# Written instruction
Exact reproduction of the data is required, with images excluded.

# Source material
::::

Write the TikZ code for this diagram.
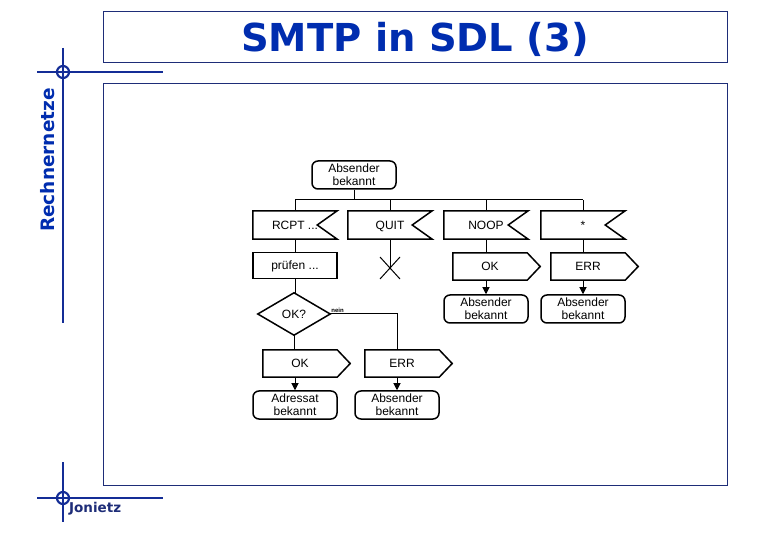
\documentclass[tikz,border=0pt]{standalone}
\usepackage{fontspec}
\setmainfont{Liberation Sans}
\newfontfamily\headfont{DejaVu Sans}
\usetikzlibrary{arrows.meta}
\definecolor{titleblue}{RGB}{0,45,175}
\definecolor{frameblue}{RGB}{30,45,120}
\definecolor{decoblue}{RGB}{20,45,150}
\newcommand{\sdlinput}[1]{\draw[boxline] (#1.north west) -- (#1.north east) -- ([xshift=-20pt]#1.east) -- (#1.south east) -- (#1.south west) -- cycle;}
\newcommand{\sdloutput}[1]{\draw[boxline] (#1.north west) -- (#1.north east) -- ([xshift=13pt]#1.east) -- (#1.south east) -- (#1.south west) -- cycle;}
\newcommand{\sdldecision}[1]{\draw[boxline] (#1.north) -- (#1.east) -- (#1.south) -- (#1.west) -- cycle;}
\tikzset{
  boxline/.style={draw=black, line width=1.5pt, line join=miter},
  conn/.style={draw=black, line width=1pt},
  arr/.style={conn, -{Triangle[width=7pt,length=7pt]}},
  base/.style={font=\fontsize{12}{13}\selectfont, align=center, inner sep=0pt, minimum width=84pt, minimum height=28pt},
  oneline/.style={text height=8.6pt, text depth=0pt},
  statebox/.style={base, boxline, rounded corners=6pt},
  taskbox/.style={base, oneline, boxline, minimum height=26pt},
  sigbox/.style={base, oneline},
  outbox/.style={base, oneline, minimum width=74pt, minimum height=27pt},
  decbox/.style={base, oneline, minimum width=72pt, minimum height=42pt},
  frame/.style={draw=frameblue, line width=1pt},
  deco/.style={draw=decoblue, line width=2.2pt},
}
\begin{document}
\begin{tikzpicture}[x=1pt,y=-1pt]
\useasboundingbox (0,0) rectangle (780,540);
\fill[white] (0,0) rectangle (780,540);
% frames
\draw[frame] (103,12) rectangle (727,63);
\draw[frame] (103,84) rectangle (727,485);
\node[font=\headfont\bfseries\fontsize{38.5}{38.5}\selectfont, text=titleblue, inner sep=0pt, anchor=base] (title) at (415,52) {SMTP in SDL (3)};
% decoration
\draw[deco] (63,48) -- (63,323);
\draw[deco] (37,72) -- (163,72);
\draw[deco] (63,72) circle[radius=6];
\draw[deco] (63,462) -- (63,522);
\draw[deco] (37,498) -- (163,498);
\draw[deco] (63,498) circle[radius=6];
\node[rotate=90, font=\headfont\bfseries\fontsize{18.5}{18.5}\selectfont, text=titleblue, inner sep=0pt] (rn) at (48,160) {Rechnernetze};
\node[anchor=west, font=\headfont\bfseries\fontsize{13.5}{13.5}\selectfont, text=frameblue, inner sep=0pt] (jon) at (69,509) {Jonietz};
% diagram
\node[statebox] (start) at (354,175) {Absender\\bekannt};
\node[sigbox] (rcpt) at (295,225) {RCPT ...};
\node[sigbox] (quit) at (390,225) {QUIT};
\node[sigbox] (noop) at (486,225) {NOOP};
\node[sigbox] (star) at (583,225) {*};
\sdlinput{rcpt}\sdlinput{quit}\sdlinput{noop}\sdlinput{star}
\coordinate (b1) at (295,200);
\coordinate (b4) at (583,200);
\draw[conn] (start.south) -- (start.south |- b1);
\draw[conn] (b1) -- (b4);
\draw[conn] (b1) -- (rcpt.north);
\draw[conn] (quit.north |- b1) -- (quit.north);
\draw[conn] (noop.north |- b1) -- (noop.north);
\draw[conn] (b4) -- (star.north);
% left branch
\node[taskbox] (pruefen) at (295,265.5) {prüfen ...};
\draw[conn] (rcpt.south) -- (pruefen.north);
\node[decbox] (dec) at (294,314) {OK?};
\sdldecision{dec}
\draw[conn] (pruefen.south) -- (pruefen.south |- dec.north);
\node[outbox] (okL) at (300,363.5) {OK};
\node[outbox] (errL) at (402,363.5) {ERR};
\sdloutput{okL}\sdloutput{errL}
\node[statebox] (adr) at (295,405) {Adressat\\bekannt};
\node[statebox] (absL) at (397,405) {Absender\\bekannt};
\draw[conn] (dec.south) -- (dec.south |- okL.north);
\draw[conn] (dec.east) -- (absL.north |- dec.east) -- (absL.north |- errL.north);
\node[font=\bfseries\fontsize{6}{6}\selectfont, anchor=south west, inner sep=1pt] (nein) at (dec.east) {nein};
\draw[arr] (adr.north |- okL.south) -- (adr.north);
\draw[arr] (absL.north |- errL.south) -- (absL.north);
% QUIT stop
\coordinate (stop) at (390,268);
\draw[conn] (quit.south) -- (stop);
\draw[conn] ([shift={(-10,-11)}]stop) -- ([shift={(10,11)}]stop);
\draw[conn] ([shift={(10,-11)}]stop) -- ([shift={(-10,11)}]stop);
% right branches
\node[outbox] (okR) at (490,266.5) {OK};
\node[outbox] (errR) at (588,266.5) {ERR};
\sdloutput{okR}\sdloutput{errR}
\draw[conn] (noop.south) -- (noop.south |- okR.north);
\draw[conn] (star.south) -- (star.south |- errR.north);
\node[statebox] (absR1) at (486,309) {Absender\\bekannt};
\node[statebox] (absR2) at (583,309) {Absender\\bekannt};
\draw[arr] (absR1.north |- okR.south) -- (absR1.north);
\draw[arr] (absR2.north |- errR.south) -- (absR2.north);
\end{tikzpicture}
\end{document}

::::

# Complete answer
Write the TikZ code for this diagram.
\documentclass[tikz,border=0pt]{standalone}
\usepackage{fontspec}
\setmainfont{Liberation Sans}
\newfontfamily\headfont{DejaVu Sans}
\usetikzlibrary{arrows.meta}
\definecolor{titleblue}{RGB}{0,45,175}
\definecolor{frameblue}{RGB}{30,45,120}
\definecolor{decoblue}{RGB}{20,45,150}
\newcommand{\sdlinput}[1]{\draw[boxline] (#1.north west) -- (#1.north east) -- ([xshift=-20pt]#1.east) -- (#1.south east) -- (#1.south west) -- cycle;}
\newcommand{\sdloutput}[1]{\draw[boxline] (#1.north west) -- (#1.north east) -- ([xshift=13pt]#1.east) -- (#1.south east) -- (#1.south west) -- cycle;}
\newcommand{\sdldecision}[1]{\draw[boxline] (#1.north) -- (#1.east) -- (#1.south) -- (#1.west) -- cycle;}
\tikzset{
  boxline/.style={draw=black, line width=1.5pt, line join=miter},
  conn/.style={draw=black, line width=1pt},
  arr/.style={conn, -{Triangle[width=7pt,length=7pt]}},
  base/.style={font=\fontsize{12}{13}\selectfont, align=center, inner sep=0pt, minimum width=84pt, minimum height=28pt},
  oneline/.style={text height=8.6pt, text depth=0pt},
  statebox/.style={base, boxline, rounded corners=6pt},
  taskbox/.style={base, oneline, boxline, minimum height=26pt},
  sigbox/.style={base, oneline},
  outbox/.style={base, oneline, minimum width=74pt, minimum height=27pt},
  decbox/.style={base, oneline, minimum width=72pt, minimum height=42pt},
  frame/.style={draw=frameblue, line width=1pt},
  deco/.style={draw=decoblue, line width=2.2pt},
}
\begin{document}
\begin{tikzpicture}[x=1pt,y=-1pt]
\useasboundingbox (0,0) rectangle (780,540);
\fill[white] (0,0) rectangle (780,540);
% frames
\draw[frame] (103,12) rectangle (727,63);
\draw[frame] (103,84) rectangle (727,485);
\node[font=\headfont\bfseries\fontsize{38.5}{38.5}\selectfont, text=titleblue, inner sep=0pt, anchor=base] (title) at (415,52) {SMTP in SDL (3)};
% decoration
\draw[deco] (63,48) -- (63,323);
\draw[deco] (37,72) -- (163,72);
\draw[deco] (63,72) circle[radius=6];
\draw[deco] (63,462) -- (63,522);
\draw[deco] (37,498) -- (163,498);
\draw[deco] (63,498) circle[radius=6];
\node[rotate=90, font=\headfont\bfseries\fontsize{18.5}{18.5}\selectfont, text=titleblue, inner sep=0pt] (rn) at (48,160) {Rechnernetze};
\node[anchor=west, font=\headfont\bfseries\fontsize{13.5}{13.5}\selectfont, text=frameblue, inner sep=0pt] (jon) at (69,509) {Jonietz};
% diagram
\node[statebox] (start) at (354,175) {Absender\\bekannt};
\node[sigbox] (rcpt) at (295,225) {RCPT ...};
\node[sigbox] (quit) at (390,225) {QUIT};
\node[sigbox] (noop) at (486,225) {NOOP};
\node[sigbox] (star) at (583,225) {*};
\sdlinput{rcpt}\sdlinput{quit}\sdlinput{noop}\sdlinput{star}
\coordinate (b1) at (295,200);
\coordinate (b4) at (583,200);
\draw[conn] (start.south) -- (start.south |- b1);
\draw[conn] (b1) -- (b4);
\draw[conn] (b1) -- (rcpt.north);
\draw[conn] (quit.north |- b1) -- (quit.north);
\draw[conn] (noop.north |- b1) -- (noop.north);
\draw[conn] (b4) -- (star.north);
% left branch
\node[taskbox] (pruefen) at (295,265.5) {prüfen ...};
\draw[conn] (rcpt.south) -- (pruefen.north);
\node[decbox] (dec) at (294,314) {OK?};
\sdldecision{dec}
\draw[conn] (pruefen.south) -- (pruefen.south |- dec.north);
\node[outbox] (okL) at (300,363.5) {OK};
\node[outbox] (errL) at (402,363.5) {ERR};
\sdloutput{okL}\sdloutput{errL}
\node[statebox] (adr) at (295,405) {Adressat\\bekannt};
\node[statebox] (absL) at (397,405) {Absender\\bekannt};
\draw[conn] (dec.south) -- (dec.south |- okL.north);
\draw[conn] (dec.east) -- (absL.north |- dec.east) -- (absL.north |- errL.north);
\node[font=\bfseries\fontsize{6}{6}\selectfont, anchor=south west, inner sep=1pt] (nein) at (dec.east) {nein};
\draw[arr] (adr.north |- okL.south) -- (adr.north);
\draw[arr] (absL.north |- errL.south) -- (absL.north);
% QUIT stop
\coordinate (stop) at (390,268);
\draw[conn] (quit.south) -- (stop);
\draw[conn] ([shift={(-10,-11)}]stop) -- ([shift={(10,11)}]stop);
\draw[conn] ([shift={(10,-11)}]stop) -- ([shift={(-10,11)}]stop);
% right branches
\node[outbox] (okR) at (490,266.5) {OK};
\node[outbox] (errR) at (588,266.5) {ERR};
\sdloutput{okR}\sdloutput{errR}
\draw[conn] (noop.south) -- (noop.south |- okR.north);
\draw[conn] (star.south) -- (star.south |- errR.north);
\node[statebox] (absR1) at (486,309) {Absender\\bekannt};
\node[statebox] (absR2) at (583,309) {Absender\\bekannt};
\draw[arr] (absR1.north |- okR.south) -- (absR1.north);
\draw[arr] (absR2.north |- errR.south) -- (absR2.north);
\end{tikzpicture}
\end{document}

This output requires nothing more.